▼

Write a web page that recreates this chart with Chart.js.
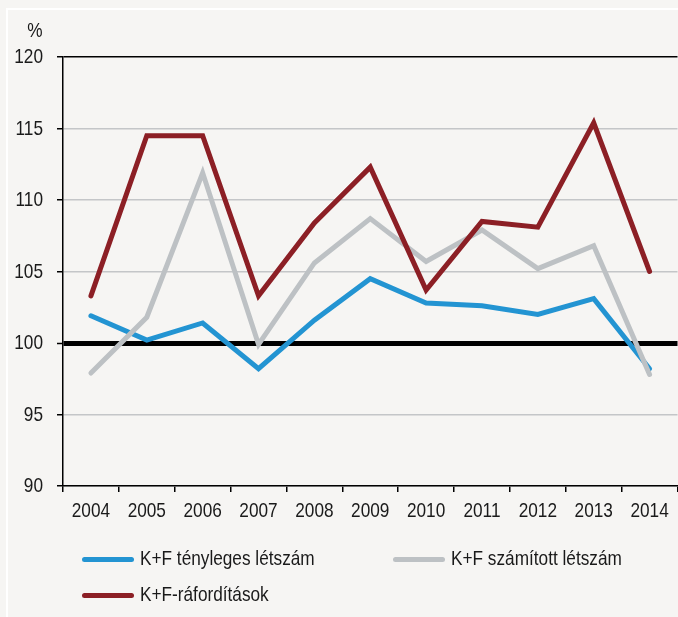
<!DOCTYPE html>
<head>
	<meta charset="utf-8">
	<title>K+F</title>
	<script src="https://cdn.jsdelivr.net/npm/chart.js@4.4.1/dist/chart.umd.min.js"></script>
	<style>
		html, body { margin:0; padding:0; background:#f6f5f3; overflow:hidden; }
		#wrap { position:relative; width:678px; height:617px; overflow:hidden; }
		#frame { position:absolute; left:6px; top:8px; width:700px; height:700px; border-top:2px solid #fff; border-left:2px solid #fff; }
		#myChart { position:absolute; left:0; top:0; }
		.lg { position:absolute; font-family:'Liberation Sans',Arial,sans-serif; font-size:21px; color:#1a1a1a; white-space:nowrap; transform:scaleX(0.82); transform-origin:0 50%; }
		.lgline { position:absolute; height:5px; border-radius:3px; }
	</style>
</head>
<body>
<div id="wrap">
	<div id="frame"></div>
	<canvas id="myChart" width="678" height="617"></canvas>
	<div id="legend"></div>
</div>
<script type="text/javascript">
	var years = ['2004','2005','2006','2007','2008','2009','2010','2011','2012','2013','2014'];
	var tenyleges = [101.9, 100.2, 101.4, 98.2, 101.6, 104.5, 102.8, 102.6, 102.0, 103.1, 98.2];
	var szamitott = [97.9, 101.8, 111.9, 99.9, 105.6, 108.7, 105.7, 107.9, 105.2, 106.8, 97.8];
	var raforditas = [103.3, 114.5, 114.5, 103.3, 108.4, 112.3, 103.7, 108.5, 108.1, 115.4, 105.0];
	var seriesNames = ['K+F tényleges létszám', 'K+F számított létszám', 'K+F-ráfordítások'];
	var seriesColors = ['#2394d2', '#bdc1c4', '#8c1f25'];

	var FONT = "'Liberation Sans', Arial, sans-serif";
	var NARROW = 0.82; // Arial Narrow helyett összenyomott Arial

	function ds(i, data, order){
		return {
			label: seriesNames[i],
			data: data,
			borderColor: seriesColors[i],
			backgroundColor: seriesColors[i],
			borderWidth: 5,
			pointRadius: 0,
			tension: 0,
			borderCapStyle: 'round',
			order: order
		};
	}

	function narrowText(c, txt, x, y, align){
		c.save();
		c.translate(x, y);
		c.scale(NARROW, 1);
		c.textAlign = align;
		c.textBaseline = 'middle';
		c.fillText(txt, 0, 0);
		c.restore();
	}

	// tengelyfeliratok keskeny betűvel, a skálák pozícióiból
	var labelPlugin = {
		id: 'narrowLabels',
		afterDraw: function(chart){
			var c = chart.ctx;
			var xs = chart.scales.x, ys = chart.scales.y;
			c.save();
			c.font = '21px ' + FONT;
			c.fillStyle = '#1a1a1a';
			xs.ticks.forEach(function(t, i){
				narrowText(c, xs.getLabelForValue(t.value), xs.getPixelForTick(i), chart.chartArea.bottom + 25, 'center');
			});
			ys.ticks.forEach(function(t){
				narrowText(c, String(t.value), 43, ys.getPixelForValue(t.value) + 0.5, 'right');
			});
			narrowText(c, '%', 35, 31, 'center');
			c.restore();
		}
	};

	var ctx = document.getElementById('myChart').getContext('2d');
	var chart = new Chart(ctx, {
		type: 'line',
		data: {
			labels: years,
			datasets: [ds(0, tenyleges, 3), ds(1, szamitott, 2), ds(2, raforditas, 1)]
		},
		options: {
			responsive: false,
			animation: false,
			layout: { padding: { top: 57, right: 0.5, left: 0, bottom: 0 } },
			plugins: { legend: { display: false }, tooltip: { enabled: false } },
			scales: {
				x: {
					offset: true,
					grid: {
						offset: true,
						color: function(c){ return c.index === years.length ? '#000' : 'rgba(0,0,0,0)'; },
						lineWidth: 1.5,
						tickColor: '#000',
						tickWidth: 1.5,
						tickLength: 6
					},
					border: { color: '#000', width: 1.5 },
					ticks: { display: false },
					afterFit: function(s){ s.height = 131; }
				},
				y: {
					min: 90,
					max: 120,
					grid: {
						color: function(c){
							var v = c.tick && c.tick.value;
							if (v === 100 || v === 120) return '#000';
							return '#c4c6c8';
						},
						lineWidth: function(c){
							var v = c.tick && c.tick.value;
							return v === 100 ? 5 : 1.5;
						},
						tickColor: '#000',
						tickWidth: 1.5,
						tickLength: 6
					},
					border: { color: '#000', width: 1.5 },
					ticks: { stepSize: 5, display: false },
					afterFit: function(s){ s.width = 63; }
				}
			}
		},
		plugins: [labelPlugin]
	});

	// jelmagyarázat (HTML)
	var legendPos = [[82, 559], [393, 559], [82, 595]];
	var lg = document.getElementById('legend');
	legendPos.forEach(function(p, i){
		var line = document.createElement('div');
		line.className = 'lgline';
		line.style.left = p[0] + 'px';
		line.style.top = (p[1] - 2.5) + 'px';
		line.style.width = '52px';
		line.style.background = seriesColors[i];
		lg.appendChild(line);
		var t = document.createElement('div');
		t.className = 'lg';
		t.textContent = seriesNames[i];
		t.style.left = (p[0] + 58) + 'px';
		t.style.top = (p[1] - 13) + 'px';
		lg.appendChild(t);
	});
</script>
</body>
</html>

▲

**Directive:** Copy the listing exactly. Any image in it stays out of the copy.

**Answer to the exercise:**
Write a web page that recreates this chart with Chart.js.
<!DOCTYPE html>
<head>
	<meta charset="utf-8">
	<title>K+F</title>
	<script src="https://cdn.jsdelivr.net/npm/chart.js@4.4.1/dist/chart.umd.min.js"></script>
	<style>
		html, body { margin:0; padding:0; background:#f6f5f3; overflow:hidden; }
		#wrap { position:relative; width:678px; height:617px; overflow:hidden; }
		#frame { position:absolute; left:6px; top:8px; width:700px; height:700px; border-top:2px solid #fff; border-left:2px solid #fff; }
		#myChart { position:absolute; left:0; top:0; }
		.lg { position:absolute; font-family:'Liberation Sans',Arial,sans-serif; font-size:21px; color:#1a1a1a; white-space:nowrap; transform:scaleX(0.82); transform-origin:0 50%; }
		.lgline { position:absolute; height:5px; border-radius:3px; }
	</style>
</head>
<body>
<div id="wrap">
	<div id="frame"></div>
	<canvas id="myChart" width="678" height="617"></canvas>
	<div id="legend"></div>
</div>
<script type="text/javascript">
	var years = ['2004','2005','2006','2007','2008','2009','2010','2011','2012','2013','2014'];
	var tenyleges = [101.9, 100.2, 101.4, 98.2, 101.6, 104.5, 102.8, 102.6, 102.0, 103.1, 98.2];
	var szamitott = [97.9, 101.8, 111.9, 99.9, 105.6, 108.7, 105.7, 107.9, 105.2, 106.8, 97.8];
	var raforditas = [103.3, 114.5, 114.5, 103.3, 108.4, 112.3, 103.7, 108.5, 108.1, 115.4, 105.0];
	var seriesNames = ['K+F tényleges létszám', 'K+F számított létszám', 'K+F-ráfordítások'];
	var seriesColors = ['#2394d2', '#bdc1c4', '#8c1f25'];

	var FONT = "'Liberation Sans', Arial, sans-serif";
	var NARROW = 0.82; // Arial Narrow helyett összenyomott Arial

	function ds(i, data, order){
		return {
			label: seriesNames[i],
			data: data,
			borderColor: seriesColors[i],
			backgroundColor: seriesColors[i],
			borderWidth: 5,
			pointRadius: 0,
			tension: 0,
			borderCapStyle: 'round',
			order: order
		};
	}

	function narrowText(c, txt, x, y, align){
		c.save();
		c.translate(x, y);
		c.scale(NARROW, 1);
		c.textAlign = align;
		c.textBaseline = 'middle';
		c.fillText(txt, 0, 0);
		c.restore();
	}

	// tengelyfeliratok keskeny betűvel, a skálák pozícióiból
	var labelPlugin = {
		id: 'narrowLabels',
		afterDraw: function(chart){
			var c = chart.ctx;
			var xs = chart.scales.x, ys = chart.scales.y;
			c.save();
			c.font = '21px ' + FONT;
			c.fillStyle = '#1a1a1a';
			xs.ticks.forEach(function(t, i){
				narrowText(c, xs.getLabelForValue(t.value), xs.getPixelForTick(i), chart.chartArea.bottom + 25, 'center');
			});
			ys.ticks.forEach(function(t){
				narrowText(c, String(t.value), 43, ys.getPixelForValue(t.value) + 0.5, 'right');
			});
			narrowText(c, '%', 35, 31, 'center');
			c.restore();
		}
	};

	var ctx = document.getElementById('myChart').getContext('2d');
	var chart = new Chart(ctx, {
		type: 'line',
		data: {
			labels: years,
			datasets: [ds(0, tenyleges, 3), ds(1, szamitott, 2), ds(2, raforditas, 1)]
		},
		options: {
			responsive: false,
			animation: false,
			layout: { padding: { top: 57, right: 0.5, left: 0, bottom: 0 } },
			plugins: { legend: { display: false }, tooltip: { enabled: false } },
			scales: {
				x: {
					offset: true,
					grid: {
						offset: true,
						color: function(c){ return c.index === years.length ? '#000' : 'rgba(0,0,0,0)'; },
						lineWidth: 1.5,
						tickColor: '#000',
						tickWidth: 1.5,
						tickLength: 6
					},
					border: { color: '#000', width: 1.5 },
					ticks: { display: false },
					afterFit: function(s){ s.height = 131; }
				},
				y: {
					min: 90,
					max: 120,
					grid: {
						color: function(c){
							var v = c.tick && c.tick.value;
							if (v === 100 || v === 120) return '#000';
							return '#c4c6c8';
						},
						lineWidth: function(c){
							var v = c.tick && c.tick.value;
							return v === 100 ? 5 : 1.5;
						},
						tickColor: '#000',
						tickWidth: 1.5,
						tickLength: 6
					},
					border: { color: '#000', width: 1.5 },
					ticks: { stepSize: 5, display: false },
					afterFit: function(s){ s.width = 63; }
				}
			}
		},
		plugins: [labelPlugin]
	});

	// jelmagyarázat (HTML)
	var legendPos = [[82, 559], [393, 559], [82, 595]];
	var lg = document.getElementById('legend');
	legendPos.forEach(function(p, i){
		var line = document.createElement('div');
		line.className = 'lgline';
		line.style.left = p[0] + 'px';
		line.style.top = (p[1] - 2.5) + 'px';
		line.style.width = '52px';
		line.style.background = seriesColors[i];
		lg.appendChild(line);
		var t = document.createElement('div');
		t.className = 'lg';
		t.textContent = seriesNames[i];
		t.style.left = (p[0] + 58) + 'px';
		t.style.top = (p[1] - 13) + 'px';
		lg.appendChild(t);
	});
</script>
</body>
</html>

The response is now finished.